Step 1: Conducting a Patentability Search
Patentability searching involves searching the patent database to determine whether someone else has already come up with the same idea. If another patent exists for your idea, you won’t be able to get a patent because your idea is not considered new. However, if no other patent exists, you may be eligible for a patent. It’s important to note that patentability searches are not foolproof.
It’s crucial to conduct the patentability search after you have a clear understanding of how your invention will work. For example, if you have an idea for space travel, simply having the idea itself isn’t enough to start the search. You need to figure out how space travel can be achieved, considering factors like rockets and life support systems. The level of detail required may vary depending on the complexity of the idea or invention. In essence, if you only have an end goal in mind, such as space travel, you’re not yet ready to begin the patentability search.
Once you have a good understanding of how your invention works, you can proceed with the patentability search. This is where prototyping comes into play. A prototype is a working model of your invention that helps test its functionality and ensures it works as intended. Building a prototype is highly beneficial as it allows you to fully comprehend how your invention works and identify any flaws or areas for improvement.
The patentability search typically takes around 2 to 3 weeks to complete, but this timeframe comes into play after you have already figured out the inner workings of your invention. If you need to build a prototype, the patentability search might be delayed until after the prototype is built and tested. It’s worth mentioning that the prototyping process can take anywhere from one month to one year for most simple products based on my experience with clients.
Step 2: Preparing a Patent Application
A patent application consists of a written description and drawings that explain how to make and use your invention. However, preparing a patent application is easier said than done. If you opt to prepare the application yourself, it typically takes about 4 to 6 weeks. Alternatively, you can hire a patent attorney to handle the task. However, selecting the right patent attorney is no small feat, as even subpar attorneys can sound highly knowledgeable.

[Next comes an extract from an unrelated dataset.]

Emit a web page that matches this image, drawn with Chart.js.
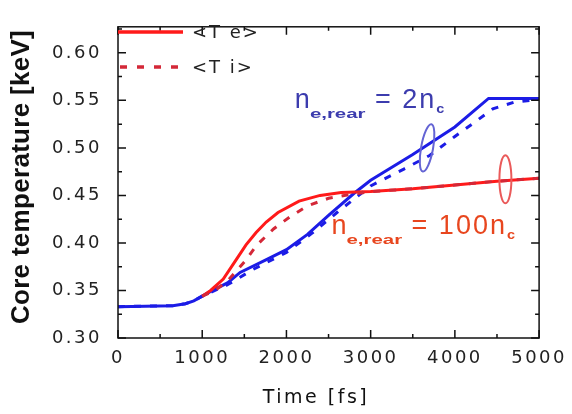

Step 3: Waiting for the Patent Office (Backlog)
The primary reason why obtaining a patent takes a considerable amount of time is that you have to wait for the patent office to examine your application. The United States Patent and Trademark Office receives approximately half a million patent applications each year. With only around 8,000 patent examiners available, they work through this backlog on a first-come, first-served basis. Given the volume of applications, it’s understandable that it takes substantial time to review each one thoroughly. Additionally, even if you have already conducted a patent search, the Patent Office will still conduct its own search. They will draft a written office action and send it to you.
Moreover, if your invention falls under an impacted technology area, such as biotechnology or software, the process could take even longer compared to a field like basket weaving that likely has fewer pending applications.
Step 4: Examination
When the patent office finally begins examining your application, it is more likely that they will issue a rejection rather than a notice of allowance. To proceed, you must respond to convince the examiner that your patent application deserves to be allowed. You have three months to respond initially, but with the payment of an extension fee, you can take up to six months. On the other hand, the examiner has four months to respond to your submission, but this is not a strict deadline. It often takes many months for them to respond.
In summary, the examination process itself can take around eight months or longer before the examiner makes a final decision to grant your patent or you decide to abandon your application.
Step 5: Speeding up the Patent Process
There are ways to expedite the patent process at the USPTO. First, if you are over 65 years old or in poor health, you can expedite your patent application. By filing a petition to make your application special based on age or health, the patent office will prioritize your invention. It’s possible to submit this petition at any time, even if the inventor is not 65 years old when filing the application. However, it’s important to note that the patent office sometimes overlooks these petitions. If you do file a petition based on age, make sure to follow up with a call to the USPTO to ensure proper processing.
Alternatively, if you don’t meet the age or health criteria, you can still move your patent application to the front of the line through the Fast Track program. This allows you to bypass the backlog of the half-million applications awaiting examination. To qualify, you must file a fast-track request along with your patent application. If you’ve already filed your application, you can file a continuation patent application along with the fast-track request.
Based on my experience, patent applications in the Fast Track program usually receive examination within 4 to 6 months, significantly faster than the usual 16-month timeframe. Additionally, the USPTO maintains a special docket or calendar specifically for Fast Track applications, ensuring that they aren’t lost in the system. You don’t have to continually follow up to ensure your application is assigned to an examiner.